** Start of Data segment **

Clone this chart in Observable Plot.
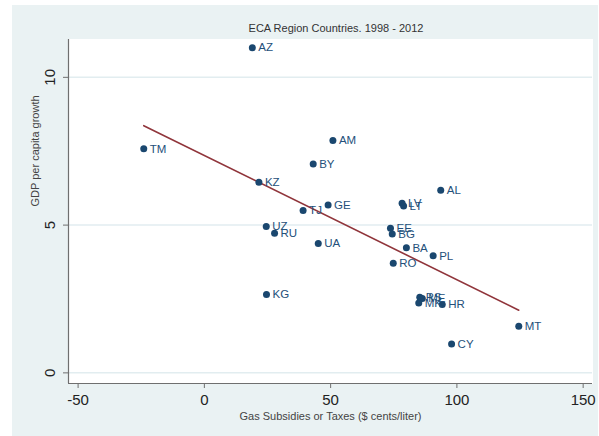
<!DOCTYPE html>
<html>
<head>
<meta charset="utf-8">
<script src="https://cdn.jsdelivr.net/npm/d3@7"></script>
<script src="https://cdn.jsdelivr.net/npm/@observablehq/plot@0.6"></script>
<style>
  body { margin: 0; background: #ffffff; font-family: "Liberation Sans", Arial, sans-serif; }
  #wrap { position: absolute; left: 12px; top: 5px; width: 586px; height: 431px; background: #eaf2f3; }
  #title { height: 28px; box-sizing: border-box; padding-top: 17px; padding-left: 62px;
           font-size: 11px; line-height: 12px; color: #333333; text-align: center; }
  #chart svg { display: block; }
</style>
</head>
<body>
<div id="wrap">
  <div id="title">ECA Region Countries. 1998 - 2012</div>
  <div id="chart"></div>
</div>
<script>
// Country codes, fuel subsidy/tax level (US cents per liter) and average GDP per capita growth (%)
const countries = ["AZ", "AM", "TM", "BY", "KZ", "AL", "LV", "LT", "GE", "TJ", "UZ", "EE", "BG",
                   "RU", "BA", "UA", "PL", "RO", "KG", "RS", "ME", "MK", "HR", "MT", "CY"];
const gasPrice = [19.0, 50.9, -24.0, 43.1, 21.6, 93.6, 78.3, 78.9, 49.0, 39.1, 24.5, 73.7, 74.4,
                  27.8, 80.0, 45.1, 90.6, 74.8, 24.6, 85.3, 86.3, 84.9, 94.2, 124.5, 97.9];
const gdpGrowth = [11.0, 7.86, 7.58, 7.07, 6.45, 6.18, 5.74, 5.65, 5.68, 5.49, 4.95, 4.89, 4.70,
                   4.72, 4.23, 4.38, 3.96, 3.71, 2.65, 2.56, 2.52, 2.36, 2.31, 1.58, 0.98];

const xTicks = [-50, 0, 50, 100, 150];
const yTicks = [0, 5, 10];
const xDomain = [-53.8, 153.7];
const yDomain = [-0.36, 11.28];
const xTitle = "Gas Subsidies or Taxes ($ cents/liter)";
const yTitle = "GDP per capita growth";

const rows = countries.map((code, i) => ({code, x: gasPrice[i], y: gdpGrowth[i]}));

const navy = "#1a476f";
const axisGrey = "#6f6f6f";
const plain = d => String(d); // keep ASCII hyphen for negatives

const chart = Plot.plot({
  width: 586,
  height: 403,
  marginLeft: 56,
  marginRight: 6,
  marginTop: 6,
  marginBottom: 53,
  style: {fontFamily: "Liberation Sans, Arial, sans-serif", background: "transparent", overflow: "visible"},
  x: {domain: xDomain},
  y: {domain: yDomain},
  marks: [
    // white plot region
    Plot.frame({fill: "white", stroke: "white"}),
    // horizontal grid lines
    Plot.ruleY(yTicks, {stroke: "#e2edf0", strokeWidth: 1.5}),
    // axis lines
    Plot.ruleX([xDomain[0]], {stroke: axisGrey, strokeWidth: 1.2}),
    Plot.ruleY([yDomain[0]], {stroke: axisGrey, strokeWidth: 1.2}),
    Plot.axisX({ticks: xTicks, tickFormat: plain, tickSize: 5, tickPadding: 6, fontSize: 15,
                stroke: axisGrey, fill: "#222", label: null}),
    Plot.axisY({ticks: yTicks, tickFormat: plain, tickSize: 5, tickRotate: -90, textAnchor: "middle",
                lineAnchor: "middle", tickPadding: 13, fontSize: 15, stroke: axisGrey, fill: "#222", label: null}),
    // axis titles
    Plot.text([xTitle], {frameAnchor: "bottom", dy: 36, fontSize: 11, fill: "#444"}),
    Plot.text([yTitle], {frameAnchor: "left", rotate: -90, dx: -33, dy: -5, fontSize: 11, fill: "#444"}),
    // fitted values
    Plot.linearRegressionY(rows, {x: "x", y: "y", ci: 0, stroke: "#90353b", strokeWidth: 1.6}),
    // countries
    Plot.dot(rows, {x: "x", y: "y", r: 3.5, fill: navy}),
    Plot.text(rows, {x: "x", y: "y", text: "code", textAnchor: "start", dx: 6, fontSize: 11.5, fill: "#24507a"})
  ]
});

document.getElementById("chart").appendChild(chart);
</script>
</body>
</html>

** End of Data segment **

* Task statement: Reproduce the whole listing above word for word, but not its pictures.

* The answer:
Clone this chart in Observable Plot.
<!DOCTYPE html>
<html>
<head>
<meta charset="utf-8">
<script src="https://cdn.jsdelivr.net/npm/d3@7"></script>
<script src="https://cdn.jsdelivr.net/npm/@observablehq/plot@0.6"></script>
<style>
  body { margin: 0; background: #ffffff; font-family: "Liberation Sans", Arial, sans-serif; }
  #wrap { position: absolute; left: 12px; top: 5px; width: 586px; height: 431px; background: #eaf2f3; }
  #title { height: 28px; box-sizing: border-box; padding-top: 17px; padding-left: 62px;
           font-size: 11px; line-height: 12px; color: #333333; text-align: center; }
  #chart svg { display: block; }
</style>
</head>
<body>
<div id="wrap">
  <div id="title">ECA Region Countries. 1998 - 2012</div>
  <div id="chart"></div>
</div>
<script>
// Country codes, fuel subsidy/tax level (US cents per liter) and average GDP per capita growth (%)
const countries = ["AZ", "AM", "TM", "BY", "KZ", "AL", "LV", "LT", "GE", "TJ", "UZ", "EE", "BG",
                   "RU", "BA", "UA", "PL", "RO", "KG", "RS", "ME", "MK", "HR", "MT", "CY"];
const gasPrice = [19.0, 50.9, -24.0, 43.1, 21.6, 93.6, 78.3, 78.9, 49.0, 39.1, 24.5, 73.7, 74.4,
                  27.8, 80.0, 45.1, 90.6, 74.8, 24.6, 85.3, 86.3, 84.9, 94.2, 124.5, 97.9];
const gdpGrowth = [11.0, 7.86, 7.58, 7.07, 6.45, 6.18, 5.74, 5.65, 5.68, 5.49, 4.95, 4.89, 4.70,
                   4.72, 4.23, 4.38, 3.96, 3.71, 2.65, 2.56, 2.52, 2.36, 2.31, 1.58, 0.98];

const xTicks = [-50, 0, 50, 100, 150];
const yTicks = [0, 5, 10];
const xDomain = [-53.8, 153.7];
const yDomain = [-0.36, 11.28];
const xTitle = "Gas Subsidies or Taxes ($ cents/liter)";
const yTitle = "GDP per capita growth";

const rows = countries.map((code, i) => ({code, x: gasPrice[i], y: gdpGrowth[i]}));

const navy = "#1a476f";
const axisGrey = "#6f6f6f";
const plain = d => String(d); // keep ASCII hyphen for negatives

const chart = Plot.plot({
  width: 586,
  height: 403,
  marginLeft: 56,
  marginRight: 6,
  marginTop: 6,
  marginBottom: 53,
  style: {fontFamily: "Liberation Sans, Arial, sans-serif", background: "transparent", overflow: "visible"},
  x: {domain: xDomain},
  y: {domain: yDomain},
  marks: [
    // white plot region
    Plot.frame({fill: "white", stroke: "white"}),
    // horizontal grid lines
    Plot.ruleY(yTicks, {stroke: "#e2edf0", strokeWidth: 1.5}),
    // axis lines
    Plot.ruleX([xDomain[0]], {stroke: axisGrey, strokeWidth: 1.2}),
    Plot.ruleY([yDomain[0]], {stroke: axisGrey, strokeWidth: 1.2}),
    Plot.axisX({ticks: xTicks, tickFormat: plain, tickSize: 5, tickPadding: 6, fontSize: 15,
                stroke: axisGrey, fill: "#222", label: null}),
    Plot.axisY({ticks: yTicks, tickFormat: plain, tickSize: 5, tickRotate: -90, textAnchor: "middle",
                lineAnchor: "middle", tickPadding: 13, fontSize: 15, stroke: axisGrey, fill: "#222", label: null}),
    // axis titles
    Plot.text([xTitle], {frameAnchor: "bottom", dy: 36, fontSize: 11, fill: "#444"}),
    Plot.text([yTitle], {frameAnchor: "left", rotate: -90, dx: -33, dy: -5, fontSize: 11, fill: "#444"}),
    // fitted values
    Plot.linearRegressionY(rows, {x: "x", y: "y", ci: 0, stroke: "#90353b", strokeWidth: 1.6}),
    // countries
    Plot.dot(rows, {x: "x", y: "y", r: 3.5, fill: navy}),
    Plot.text(rows, {x: "x", y: "y", text: "code", textAnchor: "start", dx: 6, fontSize: 11.5, fill: "#24507a"})
  ]
});

document.getElementById("chart").appendChild(chart);
</script>
</body>
</html>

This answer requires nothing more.